Sprinkled throughout the show, these gestures, like the Downton Abbey footnote in particular, feel gimmicky and precious; an undertone of over- or underworked cuteness hovers near much of the work. The problem is not so much the formal, historical, or cultural mixing and mingling, but rather the underlying and unanswered questions of “why?” and “to what end?” Many of the pieces seem aimless, just a gathering of references (sometimes incredibly specific) or partake in formal moves without direction or cohesion.
This is not the case for all the work, and two pieces, radically different in form and composition, move beyond the intricacies of internal formal dialogue to effectively engage with the viewer, the gallery space, and larger questions about art’s transformational power. Ana Cardoso’s suite of parallelogram paintings—Oblique (2015) and On/Off (2015)—drift elegantly across the far corner of the downstairs gallery in a sculptural sweep, the traditional rectangular canvas broken into its constituent triangles and scrambled into a more unconventional rhombus. Some of these paintings, abstract or monochromatic, dwell comfortably in the language of their medium, but others flirt with photography and textile pattern printing, perhaps an “oblique” reference to painting’s material connection to textile: paint and color on canvas or linen. Cardoso’s paintings evoke Frank Stella’s polygon and protractor paintings, and the white and green monochromatic canvases and light flurried abstractions gesture toward the long history of modern painting. But her canvases do their own work, immediately altering their viewer’s sense of vision, scale, and space. Oblique’s long linear rise refuses the usual juncture-like experience of observing discrete artworks in a gallery, offering instead a syncopated ebb and flow of images. Each canvas tapering into the next, the viewer becomes involved in a dictated progression of abstraction and images, colors and compositions muting and transforming along the way.

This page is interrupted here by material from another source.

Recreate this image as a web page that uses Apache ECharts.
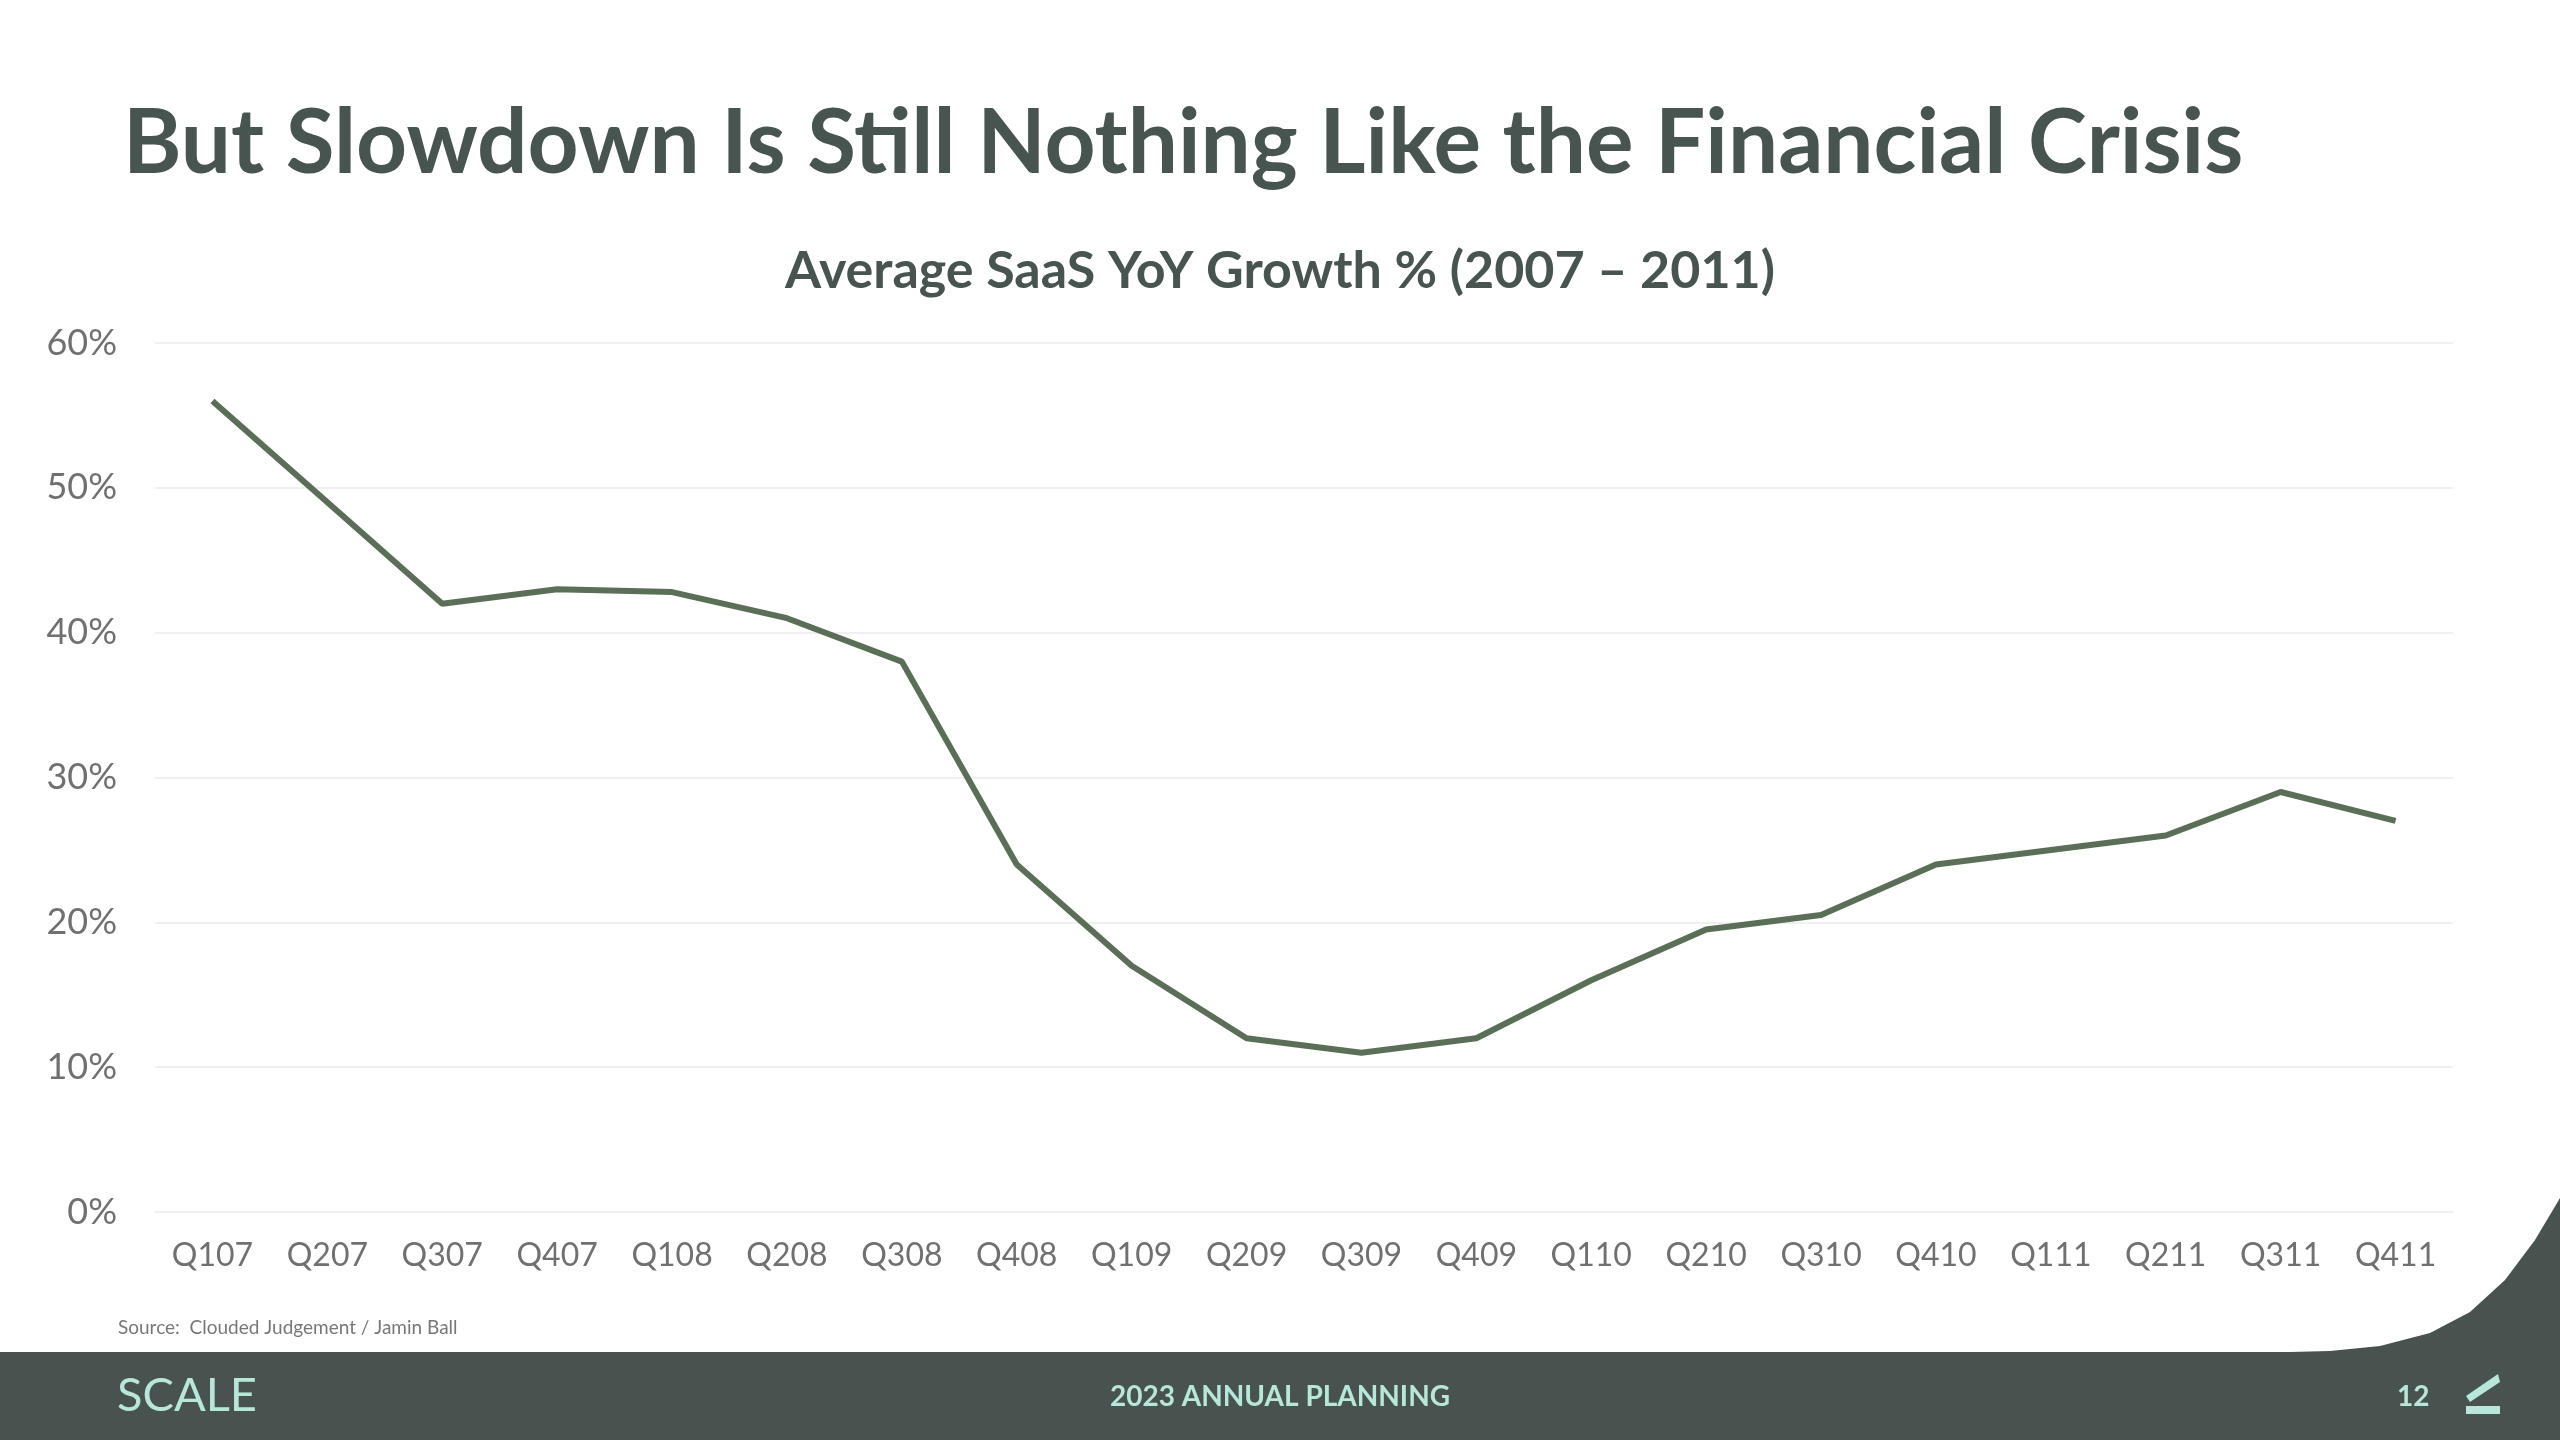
<!DOCTYPE html><html><head><meta charset="utf-8"><script src="https://cdn.jsdelivr.net/npm/echarts@6/dist/echarts.min.js"></script>
<style>html,body{margin:0;padding:0;background:#fff}#c{width:2560px;height:1440px}</style></head><body><div id="c"></div><script>
const categories=['Q107','Q207','Q307','Q407','Q108','Q208','Q308','Q408','Q109','Q209','Q309','Q409','Q110','Q210','Q310','Q410','Q111','Q211','Q311','Q411'];
const growth=[56,49,42,43,42.8,41,38,24,17,12,11,12,16,19.5,20.5,24,25,26,29,27];
const chart=echarts.init(document.getElementById('c'));
chart.setOption({
 backgroundColor:'#fff',
 title:[{text:'But Slowdown Is Still Nothing Like the Financial Crisis',left:118,top:95,textStyle:{fontFamily:'Lato',fontWeight:'bold',fontSize:89,color:'#485450'}},
  {text:'Average SaaS YoY Growth % (2007 – 2011)',left:'center',top:240,textStyle:{fontFamily:'Lato',fontWeight:'bold',fontSize:52,color:'#485450'}}],
 grid:{left:155,right:107,top:343,bottom:228},
 xAxis:{type:'category',data:categories,boundaryGap:true,axisLine:{show:false},axisTick:{show:false},axisLabel:{fontFamily:'Lato',fontSize:32,color:'#707070',margin:28}},
 yAxis:{type:'value',min:0,max:60,interval:10,axisLabel:{formatter:'{value}%',fontFamily:'Lato',fontSize:36,color:'#707070',margin:38},splitLine:{lineStyle:{color:'#f0f0f0',width:2}}},
 series:[{type:'line',data:growth,symbol:'none',lineStyle:{color:'#5b6e58',width:6}}],
 graphic:[
  {type:'rect',shape:{x:0,y:1352,width:2560,height:88},style:{fill:'#48524f'}},
  {type:'polygon',shape:{points:[[2560,1198],[2535,1240],[2505,1280],[2470,1312],[2430,1333],[2380,1346],[2330,1351],[2290,1352],[2560,1352]]},style:{fill:'#48524f'}},
  {type:'text',left:118,top:1318,style:{text:'Source:  Clouded Judgement / Jamin Ball',fontFamily:'Lato',fontSize:19,fill:'#777'}},
  {type:'text',left:117,top:1372,style:{text:'SCALE',fontFamily:'Lato',fontSize:47,fill:'#b8e6d8'}},
  {type:'text',left:'center',top:1383,style:{text:'2023 ANNUAL PLANNING',fontFamily:'Lato',fontWeight:'bold',fontSize:28,fill:'#b8e6d8'}},
  {type:'text',left:2397,top:1383,style:{text:'12',fontFamily:'Lato',fontWeight:'bold',fontSize:28,fill:'#b8e6d8'}},
  {type:'rect',shape:{x:2466,y:1406,width:34,height:8},style:{fill:'#b8e6d8'}},
  {type:'polygon',shape:{points:[[2466,1396],[2498,1374],[2500,1382],[2470,1402]]},style:{fill:'#b8e6d8'}}
 ]
});
</script></body></html>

Yoni Zonszein’s installation for his piece Paper Stones from The Metropolitan Museum of Art from the Great Temple of the Aten at Amarna and Related Fragments, Dynasty 18, reign of Akhenaten, ca 1353–1336 B.C. / 2012–2015 A.D. instigates a different kind of transformation, bringing together lived quotidian space and the gallery environment. The paper stones appear in kitchen cabinets alongside the artist’s refrigerator, smudged and pinned with notes, a fading frond, and, on the day I visited, a cluster of empty beer cans perched atop. While these stones constitute the ‘heart’ of the piece, it was these attendant objects that drew my attention. In the gallery, the dissonance of these objects and their setting forces you to reconsider them both formally and, for lack of a better word, meaningfully. Sure, this might be a riff on the classic Duchampian move (it’s art because I say so, and by virtue of its placement in this institution), but the question these objects pose is less about the perimeters and status of art qua art (because in this day and age of any/everything goes, who even knows anymore), and more about the potential livelihood and auratic power of even the most mundane and functional (or dysfunctional) of our worldly possessions as they really are—dirty, used up, gathered in the corner. These things lead a double life as both quotidian object and artwork; placed not in the center like a sculpture, but to the side where a gallery’s fridge might actuallybe, the Duchampian transformation remains nicely incomplete. Their presence there is an invitation to consider how the things we touch, handle, and use daily are imbued with their own mysterious meaning simply for the fact of their centrality to our lives, and how this might lend something to artworks displayed in their midst. It took me a few minutes to decide if the fridge really was a part of the show. If nothing else, it was nice to have something so untidy and puzzling around.